Aim of the task.
In the records below, find the line containing "Recreate this image" and the line containing "0.002, 0.001, 0.0005];". Give again exactly those lines and every line between them, omitting the pictures.

Records with drawing code.
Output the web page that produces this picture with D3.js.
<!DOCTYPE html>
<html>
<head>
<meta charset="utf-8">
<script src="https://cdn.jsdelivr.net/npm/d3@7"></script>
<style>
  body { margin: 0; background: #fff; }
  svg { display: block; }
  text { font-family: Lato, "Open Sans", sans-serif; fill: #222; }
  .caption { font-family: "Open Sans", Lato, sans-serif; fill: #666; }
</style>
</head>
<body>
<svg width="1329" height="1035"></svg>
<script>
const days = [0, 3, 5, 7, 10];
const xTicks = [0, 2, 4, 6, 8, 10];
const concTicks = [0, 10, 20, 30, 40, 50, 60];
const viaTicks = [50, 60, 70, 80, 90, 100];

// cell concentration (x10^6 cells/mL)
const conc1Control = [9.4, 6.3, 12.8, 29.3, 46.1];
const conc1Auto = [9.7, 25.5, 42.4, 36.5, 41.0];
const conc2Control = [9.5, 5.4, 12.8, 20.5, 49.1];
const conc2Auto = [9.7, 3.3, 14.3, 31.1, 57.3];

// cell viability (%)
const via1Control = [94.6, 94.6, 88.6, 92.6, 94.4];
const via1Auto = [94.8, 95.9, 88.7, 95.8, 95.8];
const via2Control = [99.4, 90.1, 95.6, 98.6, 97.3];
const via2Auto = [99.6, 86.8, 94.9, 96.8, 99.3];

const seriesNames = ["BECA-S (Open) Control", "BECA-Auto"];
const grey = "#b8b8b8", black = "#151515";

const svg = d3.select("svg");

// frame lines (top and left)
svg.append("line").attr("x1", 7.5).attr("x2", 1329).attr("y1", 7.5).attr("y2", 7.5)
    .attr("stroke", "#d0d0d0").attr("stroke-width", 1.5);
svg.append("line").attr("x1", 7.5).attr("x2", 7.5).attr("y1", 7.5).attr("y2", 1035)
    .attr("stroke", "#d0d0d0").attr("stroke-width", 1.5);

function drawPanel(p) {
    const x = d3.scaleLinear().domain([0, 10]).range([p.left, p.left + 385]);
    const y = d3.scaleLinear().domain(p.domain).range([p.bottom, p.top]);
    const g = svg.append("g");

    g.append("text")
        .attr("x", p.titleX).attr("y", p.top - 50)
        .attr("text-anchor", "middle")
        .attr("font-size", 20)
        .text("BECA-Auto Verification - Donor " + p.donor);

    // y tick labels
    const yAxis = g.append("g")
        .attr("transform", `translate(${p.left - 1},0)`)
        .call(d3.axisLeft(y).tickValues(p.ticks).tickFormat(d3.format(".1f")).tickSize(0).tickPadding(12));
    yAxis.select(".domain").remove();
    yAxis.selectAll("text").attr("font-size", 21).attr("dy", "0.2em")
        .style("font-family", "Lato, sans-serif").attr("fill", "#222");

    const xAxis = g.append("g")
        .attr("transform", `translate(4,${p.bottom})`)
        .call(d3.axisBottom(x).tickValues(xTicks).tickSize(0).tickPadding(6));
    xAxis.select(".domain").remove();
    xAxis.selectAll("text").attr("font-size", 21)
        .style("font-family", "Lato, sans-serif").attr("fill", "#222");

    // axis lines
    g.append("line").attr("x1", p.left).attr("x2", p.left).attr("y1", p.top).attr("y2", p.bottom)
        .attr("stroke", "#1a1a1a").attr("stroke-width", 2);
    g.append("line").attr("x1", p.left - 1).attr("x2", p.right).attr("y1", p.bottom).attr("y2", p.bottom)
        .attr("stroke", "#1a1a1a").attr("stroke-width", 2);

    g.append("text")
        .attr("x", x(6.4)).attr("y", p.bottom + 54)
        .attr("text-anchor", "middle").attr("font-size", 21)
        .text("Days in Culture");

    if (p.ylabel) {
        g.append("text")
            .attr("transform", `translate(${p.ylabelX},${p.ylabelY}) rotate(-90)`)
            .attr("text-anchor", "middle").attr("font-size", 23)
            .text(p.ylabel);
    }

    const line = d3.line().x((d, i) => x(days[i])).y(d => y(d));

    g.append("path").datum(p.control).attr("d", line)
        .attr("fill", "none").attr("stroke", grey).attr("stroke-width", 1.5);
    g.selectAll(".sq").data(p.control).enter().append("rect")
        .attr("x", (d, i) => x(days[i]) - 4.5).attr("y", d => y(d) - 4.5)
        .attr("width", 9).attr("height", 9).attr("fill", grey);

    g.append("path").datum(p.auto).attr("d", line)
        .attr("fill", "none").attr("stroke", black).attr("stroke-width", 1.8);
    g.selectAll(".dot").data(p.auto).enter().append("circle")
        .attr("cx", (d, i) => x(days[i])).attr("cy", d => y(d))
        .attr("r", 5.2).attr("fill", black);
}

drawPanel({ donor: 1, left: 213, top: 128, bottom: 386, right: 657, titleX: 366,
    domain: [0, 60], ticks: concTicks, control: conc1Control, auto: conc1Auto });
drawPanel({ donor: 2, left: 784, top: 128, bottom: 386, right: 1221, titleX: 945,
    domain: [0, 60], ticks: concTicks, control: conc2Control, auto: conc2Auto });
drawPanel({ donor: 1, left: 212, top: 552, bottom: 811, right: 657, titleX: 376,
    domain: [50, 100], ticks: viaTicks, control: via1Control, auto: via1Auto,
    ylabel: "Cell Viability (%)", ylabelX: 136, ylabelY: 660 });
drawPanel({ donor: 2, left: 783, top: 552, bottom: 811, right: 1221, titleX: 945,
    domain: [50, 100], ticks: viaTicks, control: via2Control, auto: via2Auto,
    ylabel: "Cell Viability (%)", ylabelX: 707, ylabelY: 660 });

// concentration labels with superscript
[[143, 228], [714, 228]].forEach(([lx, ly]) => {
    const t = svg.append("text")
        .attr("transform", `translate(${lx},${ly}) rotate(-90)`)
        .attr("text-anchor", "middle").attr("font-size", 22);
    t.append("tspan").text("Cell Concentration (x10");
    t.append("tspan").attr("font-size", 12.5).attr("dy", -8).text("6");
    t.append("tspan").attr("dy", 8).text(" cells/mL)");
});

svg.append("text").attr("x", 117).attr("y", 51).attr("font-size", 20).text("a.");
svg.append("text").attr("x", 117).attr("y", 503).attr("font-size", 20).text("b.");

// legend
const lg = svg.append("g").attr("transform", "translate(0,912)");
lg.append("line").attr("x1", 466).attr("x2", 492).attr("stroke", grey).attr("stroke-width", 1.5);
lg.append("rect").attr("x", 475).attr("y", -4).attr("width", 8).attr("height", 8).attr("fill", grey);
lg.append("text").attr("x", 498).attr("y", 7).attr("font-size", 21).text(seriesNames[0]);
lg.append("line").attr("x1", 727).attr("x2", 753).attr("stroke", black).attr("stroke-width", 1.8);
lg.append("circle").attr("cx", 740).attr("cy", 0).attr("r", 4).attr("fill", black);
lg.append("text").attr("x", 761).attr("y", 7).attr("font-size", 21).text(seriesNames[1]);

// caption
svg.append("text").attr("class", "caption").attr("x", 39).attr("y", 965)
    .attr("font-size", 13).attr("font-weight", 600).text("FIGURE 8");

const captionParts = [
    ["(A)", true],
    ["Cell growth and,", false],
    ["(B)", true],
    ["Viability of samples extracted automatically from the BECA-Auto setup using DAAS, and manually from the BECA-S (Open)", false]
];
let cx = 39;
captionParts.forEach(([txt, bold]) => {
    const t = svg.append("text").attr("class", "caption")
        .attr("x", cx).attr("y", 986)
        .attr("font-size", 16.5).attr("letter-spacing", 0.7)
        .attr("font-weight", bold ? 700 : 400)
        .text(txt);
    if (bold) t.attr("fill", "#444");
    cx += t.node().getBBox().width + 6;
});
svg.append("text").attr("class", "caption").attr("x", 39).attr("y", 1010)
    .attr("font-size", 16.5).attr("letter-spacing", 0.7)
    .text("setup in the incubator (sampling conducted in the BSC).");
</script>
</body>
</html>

* * *

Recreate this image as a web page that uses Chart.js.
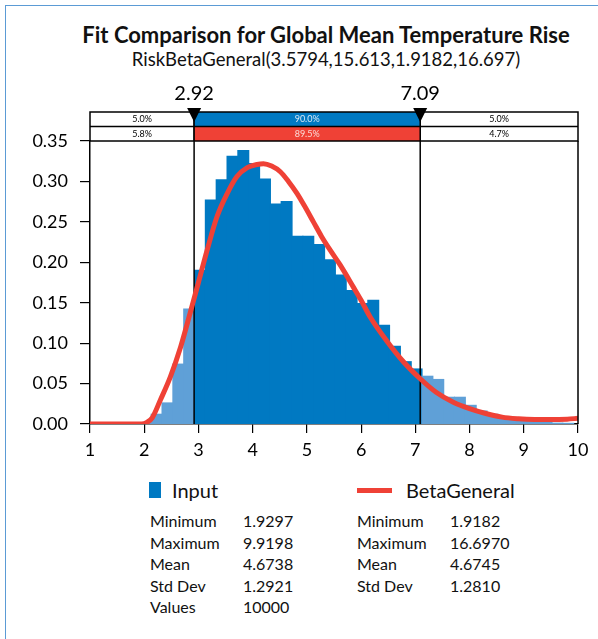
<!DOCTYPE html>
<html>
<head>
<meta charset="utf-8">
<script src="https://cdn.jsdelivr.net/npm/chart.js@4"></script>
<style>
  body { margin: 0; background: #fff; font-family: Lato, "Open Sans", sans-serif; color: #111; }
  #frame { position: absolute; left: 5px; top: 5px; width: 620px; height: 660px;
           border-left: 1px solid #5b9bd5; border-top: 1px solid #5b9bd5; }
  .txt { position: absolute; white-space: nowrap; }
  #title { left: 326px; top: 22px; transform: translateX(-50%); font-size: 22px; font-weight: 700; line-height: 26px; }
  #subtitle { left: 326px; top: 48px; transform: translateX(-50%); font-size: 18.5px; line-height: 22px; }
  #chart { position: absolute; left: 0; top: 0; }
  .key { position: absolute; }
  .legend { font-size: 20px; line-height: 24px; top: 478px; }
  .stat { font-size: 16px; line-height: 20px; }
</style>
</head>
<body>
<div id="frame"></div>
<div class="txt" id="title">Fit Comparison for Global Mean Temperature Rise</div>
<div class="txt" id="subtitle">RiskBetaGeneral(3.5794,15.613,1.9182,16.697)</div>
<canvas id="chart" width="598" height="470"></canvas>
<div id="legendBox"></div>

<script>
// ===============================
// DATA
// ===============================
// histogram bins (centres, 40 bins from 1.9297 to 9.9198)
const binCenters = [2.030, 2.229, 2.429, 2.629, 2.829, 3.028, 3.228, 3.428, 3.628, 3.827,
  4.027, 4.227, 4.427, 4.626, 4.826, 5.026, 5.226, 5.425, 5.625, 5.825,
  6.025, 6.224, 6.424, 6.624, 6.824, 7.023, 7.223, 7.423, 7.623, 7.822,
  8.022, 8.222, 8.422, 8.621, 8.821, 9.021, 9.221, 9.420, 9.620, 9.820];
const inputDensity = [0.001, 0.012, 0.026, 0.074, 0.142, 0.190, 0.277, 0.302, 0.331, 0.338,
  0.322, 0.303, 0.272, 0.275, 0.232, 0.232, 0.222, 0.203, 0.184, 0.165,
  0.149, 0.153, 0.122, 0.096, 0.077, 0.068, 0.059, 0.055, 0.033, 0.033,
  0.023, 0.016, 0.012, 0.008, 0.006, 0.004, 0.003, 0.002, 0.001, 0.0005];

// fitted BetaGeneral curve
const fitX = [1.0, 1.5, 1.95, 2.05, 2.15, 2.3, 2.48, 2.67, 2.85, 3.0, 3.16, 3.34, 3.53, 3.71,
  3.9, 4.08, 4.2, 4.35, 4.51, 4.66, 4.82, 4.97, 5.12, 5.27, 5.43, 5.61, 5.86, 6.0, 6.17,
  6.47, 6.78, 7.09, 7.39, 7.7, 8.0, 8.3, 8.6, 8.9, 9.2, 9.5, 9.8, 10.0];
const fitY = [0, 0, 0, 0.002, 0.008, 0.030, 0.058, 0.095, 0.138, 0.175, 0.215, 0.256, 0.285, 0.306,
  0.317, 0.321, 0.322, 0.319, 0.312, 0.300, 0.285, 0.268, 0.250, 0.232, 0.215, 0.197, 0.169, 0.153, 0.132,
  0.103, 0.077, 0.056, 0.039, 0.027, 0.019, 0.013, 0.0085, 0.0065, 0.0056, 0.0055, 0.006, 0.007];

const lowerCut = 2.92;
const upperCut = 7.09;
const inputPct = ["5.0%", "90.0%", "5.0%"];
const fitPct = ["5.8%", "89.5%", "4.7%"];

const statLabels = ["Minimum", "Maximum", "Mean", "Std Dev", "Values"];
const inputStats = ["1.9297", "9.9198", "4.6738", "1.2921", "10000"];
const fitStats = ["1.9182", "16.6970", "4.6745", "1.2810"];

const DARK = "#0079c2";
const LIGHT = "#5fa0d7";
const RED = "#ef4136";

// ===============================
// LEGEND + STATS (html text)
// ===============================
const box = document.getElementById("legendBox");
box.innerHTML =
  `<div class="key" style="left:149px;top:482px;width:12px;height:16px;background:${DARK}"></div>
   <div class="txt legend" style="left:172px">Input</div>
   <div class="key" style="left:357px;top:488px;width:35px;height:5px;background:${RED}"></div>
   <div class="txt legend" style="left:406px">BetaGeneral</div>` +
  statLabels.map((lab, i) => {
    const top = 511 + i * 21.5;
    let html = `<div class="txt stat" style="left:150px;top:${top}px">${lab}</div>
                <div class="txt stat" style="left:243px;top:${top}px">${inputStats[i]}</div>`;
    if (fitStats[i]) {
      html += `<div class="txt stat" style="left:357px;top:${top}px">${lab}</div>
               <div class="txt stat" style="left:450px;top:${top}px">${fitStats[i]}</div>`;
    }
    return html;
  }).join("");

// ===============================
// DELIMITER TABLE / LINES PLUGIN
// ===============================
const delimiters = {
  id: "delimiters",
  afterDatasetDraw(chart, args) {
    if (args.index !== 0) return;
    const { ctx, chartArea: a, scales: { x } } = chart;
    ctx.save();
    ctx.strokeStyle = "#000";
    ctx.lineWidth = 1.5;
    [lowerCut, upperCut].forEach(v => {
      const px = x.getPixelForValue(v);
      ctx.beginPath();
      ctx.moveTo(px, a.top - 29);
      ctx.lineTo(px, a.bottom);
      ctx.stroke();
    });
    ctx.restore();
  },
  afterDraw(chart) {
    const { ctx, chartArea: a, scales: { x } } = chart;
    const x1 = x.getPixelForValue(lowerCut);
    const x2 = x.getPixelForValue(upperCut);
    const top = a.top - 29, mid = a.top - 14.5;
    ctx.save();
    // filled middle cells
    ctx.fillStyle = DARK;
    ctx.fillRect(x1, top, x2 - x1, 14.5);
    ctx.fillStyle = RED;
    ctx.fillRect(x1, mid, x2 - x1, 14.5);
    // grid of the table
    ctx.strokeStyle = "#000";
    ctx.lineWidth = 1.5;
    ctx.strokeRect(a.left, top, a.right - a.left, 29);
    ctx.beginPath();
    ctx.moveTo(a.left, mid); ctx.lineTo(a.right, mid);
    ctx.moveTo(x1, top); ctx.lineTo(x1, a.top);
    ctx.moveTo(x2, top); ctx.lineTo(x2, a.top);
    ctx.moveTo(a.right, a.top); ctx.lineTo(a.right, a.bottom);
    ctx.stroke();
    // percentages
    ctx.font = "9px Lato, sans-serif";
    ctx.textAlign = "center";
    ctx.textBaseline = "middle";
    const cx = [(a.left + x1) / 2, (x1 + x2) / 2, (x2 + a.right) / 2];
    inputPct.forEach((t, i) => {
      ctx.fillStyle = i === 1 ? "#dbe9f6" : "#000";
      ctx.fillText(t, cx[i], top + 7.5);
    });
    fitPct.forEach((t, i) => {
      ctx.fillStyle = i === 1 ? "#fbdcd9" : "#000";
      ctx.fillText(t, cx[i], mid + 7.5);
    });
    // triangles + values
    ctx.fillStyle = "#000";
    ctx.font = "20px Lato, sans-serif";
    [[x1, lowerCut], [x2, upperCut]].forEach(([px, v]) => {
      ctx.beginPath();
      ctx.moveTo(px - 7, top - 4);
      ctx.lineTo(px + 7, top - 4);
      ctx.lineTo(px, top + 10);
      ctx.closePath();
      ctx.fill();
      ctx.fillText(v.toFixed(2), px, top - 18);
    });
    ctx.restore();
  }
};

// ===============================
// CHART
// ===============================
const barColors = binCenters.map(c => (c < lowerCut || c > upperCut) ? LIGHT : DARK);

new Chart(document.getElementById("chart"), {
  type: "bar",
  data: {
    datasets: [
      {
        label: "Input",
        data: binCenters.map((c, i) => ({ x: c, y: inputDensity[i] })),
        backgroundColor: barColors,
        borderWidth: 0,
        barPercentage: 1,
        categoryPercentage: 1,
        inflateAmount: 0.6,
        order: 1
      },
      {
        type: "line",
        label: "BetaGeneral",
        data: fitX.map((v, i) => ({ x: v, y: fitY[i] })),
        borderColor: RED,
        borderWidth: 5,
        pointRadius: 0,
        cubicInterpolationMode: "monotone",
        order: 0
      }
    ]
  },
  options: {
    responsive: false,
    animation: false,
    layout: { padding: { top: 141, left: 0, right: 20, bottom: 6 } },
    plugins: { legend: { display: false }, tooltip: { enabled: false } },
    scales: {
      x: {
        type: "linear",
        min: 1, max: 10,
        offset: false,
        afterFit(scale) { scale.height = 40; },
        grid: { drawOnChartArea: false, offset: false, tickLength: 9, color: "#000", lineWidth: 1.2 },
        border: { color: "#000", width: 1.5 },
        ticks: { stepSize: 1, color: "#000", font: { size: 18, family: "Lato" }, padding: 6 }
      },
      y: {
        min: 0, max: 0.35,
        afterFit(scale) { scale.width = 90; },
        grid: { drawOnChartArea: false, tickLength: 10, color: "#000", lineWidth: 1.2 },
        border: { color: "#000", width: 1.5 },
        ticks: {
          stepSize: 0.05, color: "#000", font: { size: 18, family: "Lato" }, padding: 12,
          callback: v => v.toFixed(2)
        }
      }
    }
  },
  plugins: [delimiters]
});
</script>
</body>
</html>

Exercise solution.
Recreate this image as a web page that uses Chart.js.
<!DOCTYPE html>
<html>
<head>
<meta charset="utf-8">
<script src="https://cdn.jsdelivr.net/npm/chart.js@4"></script>
<style>
  body { margin: 0; background: #fff; font-family: Lato, "Open Sans", sans-serif; color: #111; }
  #frame { position: absolute; left: 5px; top: 5px; width: 620px; height: 660px;
           border-left: 1px solid #5b9bd5; border-top: 1px solid #5b9bd5; }
  .txt { position: absolute; white-space: nowrap; }
  #title { left: 326px; top: 22px; transform: translateX(-50%); font-size: 22px; font-weight: 700; line-height: 26px; }
  #subtitle { left: 326px; top: 48px; transform: translateX(-50%); font-size: 18.5px; line-height: 22px; }
  #chart { position: absolute; left: 0; top: 0; }
  .key { position: absolute; }
  .legend { font-size: 20px; line-height: 24px; top: 478px; }
  .stat { font-size: 16px; line-height: 20px; }
</style>
</head>
<body>
<div id="frame"></div>
<div class="txt" id="title">Fit Comparison for Global Mean Temperature Rise</div>
<div class="txt" id="subtitle">RiskBetaGeneral(3.5794,15.613,1.9182,16.697)</div>
<canvas id="chart" width="598" height="470"></canvas>
<div id="legendBox"></div>

<script>
// ===============================
// DATA
// ===============================
// histogram bins (centres, 40 bins from 1.9297 to 9.9198)
const binCenters = [2.030, 2.229, 2.429, 2.629, 2.829, 3.028, 3.228, 3.428, 3.628, 3.827,
  4.027, 4.227, 4.427, 4.626, 4.826, 5.026, 5.226, 5.425, 5.625, 5.825,
  6.025, 6.224, 6.424, 6.624, 6.824, 7.023, 7.223, 7.423, 7.623, 7.822,
  8.022, 8.222, 8.422, 8.621, 8.821, 9.021, 9.221, 9.420, 9.620, 9.820];
const inputDensity = [0.001, 0.012, 0.026, 0.074, 0.142, 0.190, 0.277, 0.302, 0.331, 0.338,
  0.322, 0.303, 0.272, 0.275, 0.232, 0.232, 0.222, 0.203, 0.184, 0.165,
  0.149, 0.153, 0.122, 0.096, 0.077, 0.068, 0.059, 0.055, 0.033, 0.033,
  0.023, 0.016, 0.012, 0.008, 0.006, 0.004, 0.003, 0.002, 0.001, 0.0005];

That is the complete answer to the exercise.